Basic Motorcycle Maintenance
If you are new into motorcycles and you have never owned one before then performing basic maintenance on your machine may seem a little daunting. Most rookies are happy just to take their motorcycle to the dealership they bought it from, but some maintenance may be needed before service checks and should be performed as and when they are needed. In this blog we look at some tips laid down by the MSF (Motorcycle Safety Foundation) to keep your bike in tip top condition and to keep you and your machine safe.
TCLOCS is an acronym that the MSF has issued to guide motorcycle owners about how to look after their machines.
- T – Tires and Wheels
- C – Controls
- L – Lights & Electrics
- – Oil
- C – Chassis
- S – Stands
Using the above will remind you of what to check and how to record the data you have gained, what you have done, and when to do it again.
Being stuck in some remote place with a flat tire is nobody’s idea of fun, to inspect your tires properly it is better when they are cold as the pressure will increase with heat.
- Check pressure to the right PSI
- Check for visible cracks, cuts in sidewalls, bulges or small punctures
- Check tread, look for wear or bald spots
- Check spokes for damage
- Make sure valve is fully working and not damaged in any way
Although not on the check list, it is important you check the brakes and that they are not squeaking, make sure front and back tires have pads that are complete and look for a safety line on them. As a rule of thumb, if a pad is showing material, then change them. You will also need to check the brake fluid levels, normally there is a viewpoint in the master cylinder. Always ensure you use the same type of fluid, never mix types. If your brake lever pressure does not feel normal then the brakes may need bleeding.
If your machine is belt, chain or shaft you will need to check your drive system regularly.
- Belt – Belt systems are notoriously reliable if looked after, check for frayed edges, missing teeth or cracks
- Chain – chains do wear out, so attention is needed to them. Check the chain for slackness or if it looks slack. Look at the sprockets if the teeth are cupped, dulled down or have become hooked.
- Shaft – Probably look for expert advice from a technician is the best advice
If there is not enough lubricant in your engine it can lead to massive problems, and expensive repairs. It is essential that you check the engines oil levels on a regular basis. Changing oil should be done as shown in the owner’s manual, if you follow the correct steps then it is a fairly obvious procedure.
Keep your air filter clean, some are fitted with reusable air filters and these are by far the easiest to maintain. If your bike does not have one of these it is well worthwhile investing in one.

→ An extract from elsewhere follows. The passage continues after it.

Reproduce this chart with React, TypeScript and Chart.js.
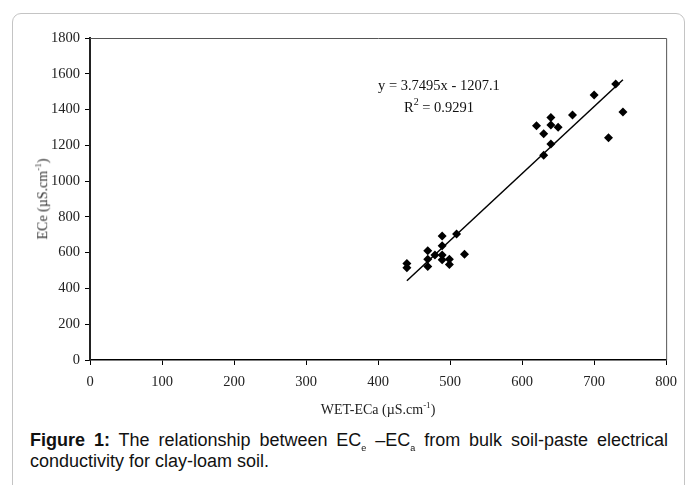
import React, { useEffect, useRef } from "react";
import { Chart, registerables } from "chart.js";

Chart.register(...registerables);

// Measured points: WET-ECa (x) vs ECe (y)
const ecaValues = [440, 440, 469, 469, 469, 479, 489, 489, 489, 489, 499, 499, 509, 520, 620, 630, 630, 640, 640, 640, 650, 670, 700, 720, 730, 740];
const eceValues = [540, 515, 611, 563, 522, 587, 693, 639, 587, 560, 563, 534, 704, 591, 1310, 1265, 1144, 1355, 1314, 1207, 1301, 1369, 1481, 1243, 1543, 1386];

// Linear trend line end points (as drawn)
const trendX = [440, 740];
const trendY = [443, 1567];

const xTicks = [0, 100, 200, 300, 400, 500, 600, 700, 800];
const yTicks = [0, 200, 400, 600, 800, 1000, 1200, 1400, 1600, 1800];

const equationText = "y = 3.7495x - 1207.1";
const r2Text = " = 0.9291";

const serif = "'Liberation Serif', 'Times New Roman', serif";

const boxPlugin = {
  id: "plotBox",
  afterDraw(chart: any) {
    const { ctx, chartArea } = chart;
    ctx.save();
    ctx.strokeStyle = "#555";
    ctx.lineWidth = 1;
    ctx.beginPath();
    ctx.moveTo(chartArea.left, chartArea.top + 0.5);
    ctx.lineTo(chartArea.right + 0.5, chartArea.top + 0.5);
    ctx.lineTo(chartArea.right + 0.5, chartArea.bottom);
    ctx.stroke();
    const xs = chart.scales.x;
    const ys = chart.scales.y;
    ctx.fillStyle = "#111";
    ctx.textBaseline = "middle";
    const main = "14.5px " + serif;
    const small = "10px " + serif;
    ctx.font = main;
    ctx.textAlign = "left";
    const wEq = ctx.measureText(equationText).width;
    const left = xs.getPixelForValue(400);
    const cx = left + wEq / 2;
    ctx.fillText(equationText, left, ys.getPixelForValue(1532));
    ctx.font = main;
    const wR = ctx.measureText("R").width;
    ctx.font = small;
    const wS = ctx.measureText("2").width;
    ctx.font = main;
    const wRest = ctx.measureText(r2Text).width;
    const total = wR + wS + wRest;
    let sx = cx - total / 2;
    const ry = ys.getPixelForValue(1410);
    ctx.fillText("R", sx, ry);
    sx += wR;
    ctx.font = small;
    ctx.fillText("2", sx, ry - 5);
    sx += wS;
    ctx.font = main;
    ctx.fillText(r2Text, sx, ry);
    ctx.restore();
  },
};

function ChartCanvas() {
  const ref = useRef<HTMLCanvasElement | null>(null);
  useEffect(() => {
    if (!ref.current) return;
    const points = ecaValues.map((x, i) => ({ x, y: eceValues[i] }));
    const trend = trendX.map((x, i) => ({ x, y: trendY[i] }));
    const chart = new Chart(ref.current, {
      type: "scatter",
      data: {
        datasets: [
          {
            data: points,
            pointStyle: "rectRot",
            pointRadius: 4.5,
            pointBackgroundColor: "#000",
            pointBorderColor: "#000",
            pointBorderWidth: 0,
          },
          {
            data: trend,
            showLine: true,
            borderColor: "#000",
            borderWidth: 1.5,
            pointRadius: 0,
          },
        ],
      },
      options: {
        responsive: false,
        animation: false,
        events: [],
        layout: { padding: { left: 30, top: 38, right: 15, bottom: 40 } },
        plugins: { legend: { display: false }, tooltip: { enabled: false } },
        scales: {
          x: {
            type: "linear",
            min: 0,
            max: 800,
            afterBuildTicks: (s: any) => {
              s.ticks = xTicks.map((v) => ({ value: v }));
            },
            afterFit: (s: any) => {
              s.height = 30;
            },
            grid: {
              drawOnChartArea: false,
              drawTicks: true,
              tickLength: 5,
              color: "#000",
              lineWidth: 1,
            },
            border: { display: true, color: "#000", width: 1.5 },
            ticks: {
              color: "#222",
              font: { family: serif, size: 14.5 },
              padding: 8,
              maxRotation: 0,
              autoSkip: false,
              callback: (v: any) => String(v),
            },
          },
          y: {
            type: "linear",
            min: 0,
            max: 1800,
            afterBuildTicks: (s: any) => {
              s.ticks = yTicks.map((v) => ({ value: v }));
            },
            afterFit: (s: any) => {
              s.width = 60;
            },
            grid: {
              drawOnChartArea: false,
              drawTicks: true,
              tickLength: 5,
              color: "#000",
              lineWidth: 1,
            },
            border: { display: true, color: "#222", width: 2 },
            ticks: {
              color: "#222",
              font: { family: serif, size: 14.5 },
              padding: 5,
              autoSkip: false,
              callback: (v: any) => String(v),
            },
          },
        },
      },
      plugins: [boxPlugin],
    });
    return () => chart.destroy();
  }, []);
  return (
    <canvas
      ref={ref}
      width={685}
      height={430}
      style={{ position: "absolute", left: 0, top: 0, width: 685, height: 430 }}
    />
  );
}

const subStyle: React.CSSProperties = {
  fontSize: 9,
  position: "relative",
  top: 5,
  lineHeight: 0,
};

export default function App() {
  return (
    <div
      style={{
        position: "fixed",
        left: 0,
        top: 0,
        width: 685,
        height: 485,
        overflow: "hidden",
        background: "#fff",
      }}
    >
      <div
        style={{
          position: "absolute",
          left: 12,
          top: 13,
          width: 673,
          height: 520,
          border: "1.5px solid #c4c4c4",
          borderRadius: 9,
          boxSizing: "border-box",
        }}
      />
      <ChartCanvas />
      <div
        style={{
          position: "absolute",
          left: 42,
          top: 199,
          transform: "translate(-50%, -50%) rotate(-90deg)",
          whiteSpace: "nowrap",
          fontFamily: serif,
          fontSize: 14,
          fontWeight: "normal",
          color: "#333",
        }}
      >
        ECe (µS.cm<sup style={{ fontSize: 9 }}>-1</sup>)
      </div>
      <div
        style={{
          position: "absolute",
          left: 378,
          top: 409,
          transform: "translate(-50%, -50%)",
          whiteSpace: "nowrap",
          fontFamily: serif,
          fontSize: 14,
          color: "#222",
        }}
      >
        WET-ECa (µS.cm<sup style={{ fontSize: 9 }}>-1</sup>)
      </div>
      <div
        style={{
          position: "absolute",
          left: 30,
          top: 430,
          width: 638,
          fontFamily: "'Liberation Sans', Arial, sans-serif",
          fontSize: 18,
          lineHeight: "21px",
          color: "#111",
        }}
      >
        <div style={{ whiteSpace: "nowrap", textAlign: "justify", textAlignLast: "justify" }}>
          <b>Figure 1:</b> The relationship between EC<span style={subStyle}>e</span> –EC
          <span style={subStyle}>a</span> from bulk soil-paste electrical
        </div>
        <div>conductivity for clay-loam soil.</div>
      </div>
    </div>
  );
}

The battery is the key to the whole electrics system and you do not ever want to have a flat one. If you are going on a long journey check the charge, especially if the bike has not been used for a couple of weeks. Check that all the electrics function correctly on your bike, and also check your spark plugs and replace them as needed. These hints and tips could save you money at expensive garages, but the main reason you pay attention to maintenance is for safety and hassle-free riding.